Prepare STAR-format (Situation, Task, Action, Result) stories for the following categories: handling ambiguity in a fast-moving project, collaborating cross-functionally with non-engineers, taking ownership of a problem that was outside your defined scope, and learning a new technology under time pressure. Morgan Stanley explicitly values what they call "doing the right thing" — a culture of integrity that shows up in behavioral questions about ethical dilemmas and situations where the easy path was not the right one.
For summer analyst candidates, behavioral questions will often probe for genuine curiosity: "What did you read about financial markets recently?" or "What is an aspect of fintech that you think is underexplored?" These questions are not designed to test domain expertise — they are testing intellectual engagement with the industry. Prepare two or three specific examples of finance-tech topics that genuinely interest you.
- 1Step 1 — Answer "Why finance tech?": explain your genuine interest in the intersection of software engineering and financial systems; avoid cliche answers like "I want to work on impactful systems"

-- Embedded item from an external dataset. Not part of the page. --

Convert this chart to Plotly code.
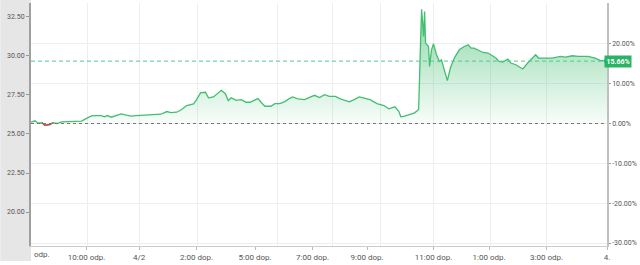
import plotly.graph_objects as go

# ---- data ----
# t: session index along the (non-linear, gap-skipping) time axis; pct: % change vs. reference price
t = [0, 4, 7, 11, 14, 19, 22, 26, 31, 37, 46, 51, 57, 61, 66, 71, 74, 77, 81, 86, 91, 96, 101, 106,
     112, 122, 131, 137, 141, 147, 152, 157, 164, 167, 171, 176, 179, 184, 187, 192, 196, 199, 202,
     207, 212, 217, 221, 226, 229, 232, 236, 242, 246, 251, 256, 261, 264, 269, 276, 281, 286, 291,
     296, 301, 307, 312, 321, 326, 331, 337, 342, 349, 356, 361, 367, 371, 373, 377, 382, 387, 391,
     392, 393, 394, 396, 397, 398, 401, 402, 404, 406, 409, 412, 414, 417, 420, 423, 427, 432, 437,
     441, 444, 447, 451, 456, 461, 464, 469, 472, 476, 481, 484, 489, 494, 496, 501, 506, 509, 512,
     519, 526, 534, 539, 546, 552, 562, 569, 574, 581]
pct = [0.33, 0.68, 0.08, 0.18, -0.43, -0.25, 0.18, 0.0, 0.43, 0.5, 0.58, 0.58, 1.43, 1.93, 2.0, 2.0,
       1.68, 2.0, 1.58, 2.0, 2.43, 2.08, 1.83, 2.0, 2.08, 2.18, 2.33, 3.0, 2.75, 2.83, 3.5, 4.5, 4.93,
       6.0, 7.68, 7.83, 6.43, 6.68, 7.25, 8.33, 7.5, 5.75, 6.43, 5.83, 6.0, 5.33, 5.33, 6.0, 6.25,
       5.33, 4.33, 4.33, 5.0, 5.0, 5.5, 6.33, 6.68, 6.18, 6.0, 6.58, 7.08, 6.5, 7.25, 6.83, 6.83,
       6.18, 5.43, 6.0, 6.68, 6.33, 6.0, 5.0, 4.5, 3.68, 4.18, 3.08, 1.68, 1.83, 2.25, 2.68, 3.5,
       10.18, 21.0, 28.68, 21.83, 28.08, 20.18, 19.33, 14.33, 18.5, 20.0, 17.25, 15.58, 16.0, 13.5,
       10.75, 13.93, 16.43, 18.5, 19.33, 19.75, 18.93, 18.93, 18.5, 17.83, 17.68, 17.25, 16.43,
       15.58, 15.43, 16.18, 15.18, 14.75, 13.93, 13.68, 15.18, 16.43, 17.25, 16.43, 16.43, 16.43,
       16.83, 16.68, 17.0, 16.83, 16.83, 16.43, 15.83, 15.66]
last_pct = 15.66

label_ticks = [56, 109, 167, 226, 284, 339, 406, 462, 520, 581]
label_text = ["10:00 odp.", "4/2", "2:00 dop.", "5:00 dop.", "7:00 dop.", "9:00 dop.",
              "11:00 dop.", "1:00 odp.", "3:00 odp.", "4."]
grid_ticks = [57, 109, 168, 249, 304, 353, 406, 463, 520]

price_ticks = [20.0, 22.5, 25.0, 27.5, 30.0, 32.5]
pct_ticks = [-30, -20, -10, 0, 10, 20]
pct_text = ["-30.00%", "-20.00%", "-10.00%", "0.00%", "10.00%", "20.00%"]

price_range = [17.825, 33.386]
pct_range = [-30.75, 30.25]
x_range = [t[0], t[-1]]

GREEN = "rgb(66,190,112)"
FONT = "Roboto"

# red segment for values below the reference price
red_y = []
for i, v in enumerate(pct):
    neigh = [pct[j] for j in (i - 1, i, i + 1) if 0 <= j < len(pct)]
    red_y.append(v if (v < 0 or (min(neigh) < 0 and v <= 0.2)) else None)

fig = go.Figure()

# invisible trace so the left (price) axis is drawn
fig.add_trace(go.Scatter(
    x=x_range, y=price_range, yaxis="y", mode="lines",
    line=dict(color="rgba(0,0,0,0)", width=0),
    hoverinfo="skip", showlegend=False))

fig.add_trace(go.Scatter(
    x=t, y=pct, yaxis="y2", mode="lines",
    line=dict(color=GREEN, width=1.3),
    fill="tozeroy",
    fillgradient=dict(type="vertical", start=0, stop=29,
                      colorscale=[[0, "rgba(66,190,112,0.03)"], [1, "rgba(66,190,112,0.62)"]]),
    hoverinfo="skip", showlegend=False))

fig.add_trace(go.Scatter(
    x=t, y=red_y, yaxis="y2", mode="lines",
    line=dict(color="rgb(215,70,70)", width=1.3),
    connectgaps=False, hoverinfo="skip", showlegend=False))

fig.add_trace(go.Scatter(
    x=[t[-1]], y=[last_pct], yaxis="y2", mode="markers",
    marker=dict(color="rgb(38,185,160)", size=6),
    hoverinfo="skip", showlegend=False, cliponaxis=False))

# reference lines
fig.add_shape(type="line", xref="x", yref="y2", x0=x_range[0], x1=x_range[1], y0=0, y1=0,
              line=dict(color="#777777", width=1, dash="dot"), layer="above")
fig.add_shape(type="line", xref="x", yref="y2", x0=x_range[0], x1=x_range[1],
              y0=last_pct, y1=last_pct,
              line=dict(color="rgb(80,200,150)", width=1, dash="4px,3px"), layer="above")

# grey left panel behind the price labels
fig.add_shape(type="rect", xref="paper", yref="paper", x0=-31 / 581, x1=0, y0=-15 / 244, y1=1.02,
              fillcolor="#e6e6e6", line=dict(width=0), layer="below")

fig.add_annotation(xref="paper", yref="y2", x=1, y=last_pct, xanchor="left", xshift=-3,
                   text="<b>%.2f%%</b>" % last_pct, showarrow=False,
                   font=dict(family=FONT, size=7, color="white"),
                   bgcolor="rgb(40,180,100)", borderpad=1.5)
fig.add_annotation(xref="paper", yref="paper", x=0, y=-9 / 244, xanchor="left", yanchor="middle",
                   xshift=1, text="odp.", showarrow=False,
                   font=dict(family=FONT, size=8, color="#555555"))

fig.update_layout(
    width=640, height=265,
    margin=dict(l=31, r=28, t=3, b=18),
    paper_bgcolor="white", plot_bgcolor="white",
    font=dict(family=FONT, size=8, color="#555555"),
    xaxis=dict(range=x_range, tickmode="array", tickvals=label_ticks, ticktext=label_text,
               showgrid=False, zeroline=False,
               ticks="outside", ticklen=3, tickcolor="#bbbbbb",
               showline=True, linecolor="#cccccc", linewidth=1,
               tickfont=dict(family=FONT, size=8, color="#555555"),
               minor=dict(tickmode="array", tickvals=grid_ticks, showgrid=True,
                          gridcolor="#eeeeee", gridwidth=1, ticks="")),
    yaxis=dict(range=price_range, side="left", tickmode="array", tickvals=price_ticks,
               tickformat=".2f", showgrid=False, zeroline=False,
               ticks="outside", ticklen=3, tickcolor="#999999",
               showline=True, linecolor="#a0a0a0", linewidth=2,
               tickfont=dict(family=FONT, size=7, color="#555555")),
    yaxis2=dict(range=pct_range, side="right", overlaying="y", tickmode="array",
                tickvals=pct_ticks, ticktext=pct_text, showgrid=True, gridcolor="#eeeeee",
                zeroline=False, ticks="outside", ticklen=2, tickcolor="#999999",
                showline=True, linecolor="#c0c0c0", linewidth=1.5,
                tickfont=dict(family=FONT, size=7, color="#555555")),
)

fig.write_html("out.html")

- 2Step 2 — Prepare teamwork stories: have two stories about cross-functional collaboration, including one where you navigated disagreement or conflicting priorities
- 3Step 3 — Prepare ambiguity stories: finance projects often involve incomplete requirements; show you can scope and execute under uncertainty
- 4Step 4 — Prepare an integrity story: Morgan Stanley values "doing the right thing"; be ready to describe a situation where you chose the harder ethical path
- 5Step 5 — Show financial curiosity: read the Morgan Stanley tech blog and mention one recent initiative; demonstrate genuine interest in financial technology
- 6Step 6 — Prepare questions for the interviewer: ask about the team's tech stack, deployment processes, or how they handle on-call in a 24/7 trading environment
Curated Problem List
The following eight problems represent the most commonly reported problem types in Morgan Stanley coding interviews based on candidate reports and the firm's OA history. They cover the core algorithm families — hash maps, intervals, linked lists, graphs, dynamic programming, trees, binary search, and system design — that appear in both the OA and technical rounds.

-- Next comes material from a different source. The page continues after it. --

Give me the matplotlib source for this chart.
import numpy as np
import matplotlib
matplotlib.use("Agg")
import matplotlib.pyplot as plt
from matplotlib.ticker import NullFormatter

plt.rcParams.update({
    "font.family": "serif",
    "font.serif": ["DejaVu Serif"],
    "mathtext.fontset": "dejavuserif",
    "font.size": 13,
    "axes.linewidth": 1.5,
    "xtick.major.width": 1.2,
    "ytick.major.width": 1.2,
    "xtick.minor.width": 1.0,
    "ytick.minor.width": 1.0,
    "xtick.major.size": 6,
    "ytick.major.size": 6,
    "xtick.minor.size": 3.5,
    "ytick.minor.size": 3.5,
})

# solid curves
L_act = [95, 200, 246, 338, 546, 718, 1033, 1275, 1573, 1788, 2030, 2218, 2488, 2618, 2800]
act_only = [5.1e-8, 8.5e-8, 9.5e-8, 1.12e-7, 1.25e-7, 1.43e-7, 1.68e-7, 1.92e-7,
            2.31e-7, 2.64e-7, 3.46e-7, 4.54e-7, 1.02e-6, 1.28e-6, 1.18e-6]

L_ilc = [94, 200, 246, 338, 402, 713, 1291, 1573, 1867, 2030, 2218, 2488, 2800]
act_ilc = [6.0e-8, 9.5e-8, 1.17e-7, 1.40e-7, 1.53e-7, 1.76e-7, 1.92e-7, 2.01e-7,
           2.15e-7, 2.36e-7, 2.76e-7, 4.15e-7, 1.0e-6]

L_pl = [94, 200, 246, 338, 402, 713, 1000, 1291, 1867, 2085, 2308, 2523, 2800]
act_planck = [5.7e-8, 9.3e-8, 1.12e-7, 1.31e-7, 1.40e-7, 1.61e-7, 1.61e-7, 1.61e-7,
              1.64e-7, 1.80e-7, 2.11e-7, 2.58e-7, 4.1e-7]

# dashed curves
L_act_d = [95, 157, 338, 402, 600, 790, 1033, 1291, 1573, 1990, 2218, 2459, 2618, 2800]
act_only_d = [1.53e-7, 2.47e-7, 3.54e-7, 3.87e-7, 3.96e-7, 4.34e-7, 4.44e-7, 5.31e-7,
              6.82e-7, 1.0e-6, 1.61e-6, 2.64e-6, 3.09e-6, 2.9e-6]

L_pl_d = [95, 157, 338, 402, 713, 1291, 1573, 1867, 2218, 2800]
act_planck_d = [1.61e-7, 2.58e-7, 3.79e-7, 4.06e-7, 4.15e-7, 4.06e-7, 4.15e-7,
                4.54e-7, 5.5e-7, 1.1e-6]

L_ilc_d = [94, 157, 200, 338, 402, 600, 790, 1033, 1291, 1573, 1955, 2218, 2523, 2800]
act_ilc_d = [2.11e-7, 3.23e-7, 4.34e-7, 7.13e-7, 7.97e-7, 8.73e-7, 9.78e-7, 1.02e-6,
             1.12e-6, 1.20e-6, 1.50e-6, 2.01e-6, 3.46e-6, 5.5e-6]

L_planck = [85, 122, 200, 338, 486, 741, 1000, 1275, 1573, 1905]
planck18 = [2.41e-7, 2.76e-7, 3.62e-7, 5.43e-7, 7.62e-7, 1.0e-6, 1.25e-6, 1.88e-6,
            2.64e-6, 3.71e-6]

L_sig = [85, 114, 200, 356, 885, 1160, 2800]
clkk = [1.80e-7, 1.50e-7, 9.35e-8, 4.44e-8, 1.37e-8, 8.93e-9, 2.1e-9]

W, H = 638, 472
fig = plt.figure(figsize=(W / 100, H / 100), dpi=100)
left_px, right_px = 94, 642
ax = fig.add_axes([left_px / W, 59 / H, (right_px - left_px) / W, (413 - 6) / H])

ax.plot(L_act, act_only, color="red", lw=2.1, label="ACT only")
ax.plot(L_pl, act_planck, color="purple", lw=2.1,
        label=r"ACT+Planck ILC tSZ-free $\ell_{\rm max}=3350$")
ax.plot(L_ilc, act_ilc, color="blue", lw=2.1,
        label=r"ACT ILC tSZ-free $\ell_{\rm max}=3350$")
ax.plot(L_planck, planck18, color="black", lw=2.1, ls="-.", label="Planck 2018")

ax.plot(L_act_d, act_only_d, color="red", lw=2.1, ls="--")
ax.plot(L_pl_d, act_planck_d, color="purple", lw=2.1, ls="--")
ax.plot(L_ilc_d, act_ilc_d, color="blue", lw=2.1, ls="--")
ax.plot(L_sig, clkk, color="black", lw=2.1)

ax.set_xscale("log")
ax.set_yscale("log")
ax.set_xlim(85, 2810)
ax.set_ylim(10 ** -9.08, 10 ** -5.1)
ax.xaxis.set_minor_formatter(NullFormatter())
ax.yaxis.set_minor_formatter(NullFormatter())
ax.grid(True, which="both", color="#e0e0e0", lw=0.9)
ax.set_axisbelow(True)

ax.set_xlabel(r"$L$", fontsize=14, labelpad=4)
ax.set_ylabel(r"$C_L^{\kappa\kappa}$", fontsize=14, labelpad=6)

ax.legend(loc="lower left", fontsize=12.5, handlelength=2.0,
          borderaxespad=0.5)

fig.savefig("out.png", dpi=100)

Focus on writing clean, production-quality code for each problem rather than the most clever one-liner solution. Morgan Stanley interviewers consistently value readable code with proper edge case handling over highly optimized but opaque implementations. For each problem, practice explaining your approach in one or two sentences before you write the first line of code.
After solving each problem, practice the follow-up: "How would you modify this solution if the input was a stream instead of an array?" or "What changes if the dataset is too large to fit in memory?" These follow-up questions appear frequently in Morgan Stanley technical rounds and test your ability to think beyond the immediate problem to real-world engineering constraints.
- Two Sum — hash map, O(n) time; practice explaining the space-time trade-off versus brute force
- Merge Intervals — sorting + greedy; common in finance for merging time windows or trading sessions
- LRU Cache — doubly linked list + hash map; tests ability to design a data structure from scratch
- Course Schedule — topological sort / cycle detection in directed graph; classic dependency-resolution problem
- Word Break — dynamic programming with memoization; tests recognition of overlapping subproblems
- Serialize and Deserialize Binary Tree — tree traversal and reconstruction; tests BFS/DFS and string encoding
- Median of Two Sorted Arrays — binary search on merged sorted data; hard problem that tests optimization thinking
- Design Hit Counter — sliding window or bucket counting; directly analogous to rate limiting in finance systems
Don't Over-Optimize for Competitive Programming Style
Morgan Stanley values readable production-quality code with proper error handling over clever one-liners. A solution that uses clear variable names, handles null inputs explicitly, and includes a two-sentence comment explaining the algorithm will consistently outperform a terse but unreadable solution — even if both have the same time complexity. Write code as if you are opening a pull request, not submitting to a competitive programming judge.
Tips for Success
Research Morgan Stanley's technology organization before your interview. The firm publishes a technology blog at morganstanley.com/ideas/technology and releases engineering blog posts about their cloud migration, data platform, and quantitative systems. Mentioning a specific initiative — such as their cloud-native trading infrastructure or Python-based analytics platform — signals that you did your homework and are genuinely interested in their specific technical challenges, not just any large employer.
Morgan Stanley's primary technology stack includes Java for backend services, Python for analytics and automation, and cloud infrastructure across AWS and Azure. If you have experience with any of these — particularly Java concurrency, Python data processing, or cloud-native architecture patterns — mention it explicitly in your technical round when explaining your solution choices. "I'd use a thread-safe queue here because in a Java production environment, you'd have multiple consumer threads" is the kind of remark that resonates with Morgan Stanley interviewers.
Always send a thank-you email within 24 hours of your interview. Finance firms place more emphasis on professional follow-up than most tech companies, and interviewers notice the absence of a follow-up note more acutely than they would at a product company. Keep the email brief — two to three sentences thanking the interviewer by name, referencing one specific topic from the conversation, and reiterating your interest in the role. This small step is disproportionately impactful in a competitive recruiting environment.